The executive orders are disheartening, Hamid said, because people from Sudan are welcoming and warm-hearted. He added that it’s frustrating to see the government associate his home country — and the other nations the ban applies to — with terrorism.

Twenty percent of the 46 Muslim-Americans associated with violent extremism in 2016 had families stemming from the seven countries initially covered by Trump’s ban, according to a report by Duke University’s Triangle Center on Terrorism and Homeland Security. There are no reported fatalities in the U.S. executed by extremists with family backgrounds in these countries.

[Read more: A Sudanese doctoral student can’t return to UMD because of Trump’s travel ban]

A federal judge has approved a lawsuit Hawaii will file challenging the latest travel ban and requesting that a federal judge issue a temporary restraining order to block the ban’s implementation, according to CNN. January’s executive order caused chaos and protests at airports across the country, including at Washington Dulles International Airport. Security officials detained Maryam Aida Mohammadi, another student from this university and a green card holder with Iranian citizenship, and her 5-year-old cousin at Dulles for about five hours on Jan. 28. They’d been returning from a visit with family in Turkey.

Hamid said he was very appreciative of the support he received while the ban was in effect and when he got back to this university. His friends went to rallies in Washington and held up signs with his name on them to support him. He added that his friends and other supporters were always in touch with him over email and phone. Friends saved newspaper clippings and articles about him for when Hamid returned to Maryland, which he described as his second home.

His academic adviser, Mumu Xu, said she knew Hamid had gone home for winter break, and that she’d worried about his ability to return to Maryland. Prior to the ban, the embassy had delayed granting his visa for a few days — something that is common, Xu said.

However, once the embassy canceled Hamid’s visa processing following the ban, Xu said she reached out to the U.S. embassy and Maryland Sen. Chris Van Hollen’s office in an effort to bring Hamid back to the U.S. The International Scholars and Student Services office also helped contact the embassy to speed up the process of renewing his visa.

When the ban was lifted, Van Hollen’s office sent a letter, along with an additional letter from ISSS, to expedite Hamid’s visa approval.

Van Hollen has also taken to social media to denounce Trump and his executive orders.
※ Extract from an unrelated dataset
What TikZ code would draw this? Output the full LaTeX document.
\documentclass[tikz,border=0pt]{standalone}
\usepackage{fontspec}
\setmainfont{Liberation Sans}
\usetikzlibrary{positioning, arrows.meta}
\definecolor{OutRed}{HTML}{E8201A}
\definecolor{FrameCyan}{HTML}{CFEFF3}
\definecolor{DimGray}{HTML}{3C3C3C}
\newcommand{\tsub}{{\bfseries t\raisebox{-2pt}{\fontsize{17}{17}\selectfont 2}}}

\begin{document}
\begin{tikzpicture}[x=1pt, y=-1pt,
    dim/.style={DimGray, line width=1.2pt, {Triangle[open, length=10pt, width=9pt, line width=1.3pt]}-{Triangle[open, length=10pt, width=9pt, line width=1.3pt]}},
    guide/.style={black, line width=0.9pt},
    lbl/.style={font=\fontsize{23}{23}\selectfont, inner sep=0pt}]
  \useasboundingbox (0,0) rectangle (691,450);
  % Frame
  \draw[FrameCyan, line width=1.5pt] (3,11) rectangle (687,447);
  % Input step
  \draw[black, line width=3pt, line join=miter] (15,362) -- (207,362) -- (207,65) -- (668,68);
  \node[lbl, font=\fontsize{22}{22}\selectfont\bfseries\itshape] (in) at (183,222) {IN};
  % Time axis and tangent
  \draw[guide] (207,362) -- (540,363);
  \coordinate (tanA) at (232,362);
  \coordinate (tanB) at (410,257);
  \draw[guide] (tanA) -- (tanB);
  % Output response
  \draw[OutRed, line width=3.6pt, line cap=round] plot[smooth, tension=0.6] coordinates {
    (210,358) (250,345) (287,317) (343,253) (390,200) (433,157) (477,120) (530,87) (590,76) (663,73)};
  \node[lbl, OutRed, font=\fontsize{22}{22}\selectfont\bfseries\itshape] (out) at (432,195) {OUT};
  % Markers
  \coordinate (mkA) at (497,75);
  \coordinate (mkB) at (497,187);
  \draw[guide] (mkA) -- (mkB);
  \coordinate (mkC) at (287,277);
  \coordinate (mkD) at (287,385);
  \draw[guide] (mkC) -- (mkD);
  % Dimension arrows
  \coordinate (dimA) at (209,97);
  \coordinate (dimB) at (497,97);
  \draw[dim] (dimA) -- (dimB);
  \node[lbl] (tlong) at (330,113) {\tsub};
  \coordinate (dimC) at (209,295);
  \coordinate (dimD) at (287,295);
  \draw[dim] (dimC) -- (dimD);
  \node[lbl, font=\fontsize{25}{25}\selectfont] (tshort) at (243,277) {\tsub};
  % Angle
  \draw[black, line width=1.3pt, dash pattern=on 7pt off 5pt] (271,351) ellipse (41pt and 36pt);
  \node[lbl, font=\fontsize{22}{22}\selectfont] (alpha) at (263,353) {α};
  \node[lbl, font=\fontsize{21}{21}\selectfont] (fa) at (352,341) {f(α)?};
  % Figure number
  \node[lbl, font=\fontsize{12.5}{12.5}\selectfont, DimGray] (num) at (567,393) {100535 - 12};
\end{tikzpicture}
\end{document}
In a statement Monday, he said Trump has “engaged in fear-mongering about visitors and refugees from these six countries, and this executive order is now a fake solution to the real security issues we face.”
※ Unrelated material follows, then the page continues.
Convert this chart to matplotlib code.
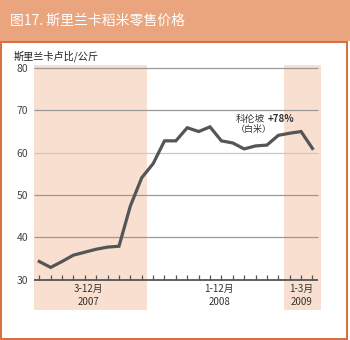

“I’m really appreciative of the senator’s office,” Xu said.

Hamid said Xu went above and beyond in her support for him.

“It really felt amazing to be surrounded by such community,” he said. “My family back home also did a great job in supporting me … through everything that happened.”

University President Wallace Loh’s statements and messages to the campus community that urged solidarity following Trump’s initial order meant a lot as well, Hamid said. About 350 people from this university — largely graduate students, postdoctoral researchers and visiting scholars — were affected by the ban, according to a Jan. 31 message to the campus.

Hamid said he remains uncertain that he will be able to return to Sudan to visit his family following the installment of Trump’s second executive order. If his visa expires, he fears he won’t be able to come back again.

“Before I was worried I couldn’t come back,” Hamid said, “and now I’m worried that I can’t travel to visit my family because my visa might expire while I’m there. Will I face the same situation?”

Amid uncertainty, he’s trying to stay optimistic.

“I don’t want anyone to go through what I went through,” Hamid said. “I am worried about other people in this situation. I wish for the best in the upcoming days.”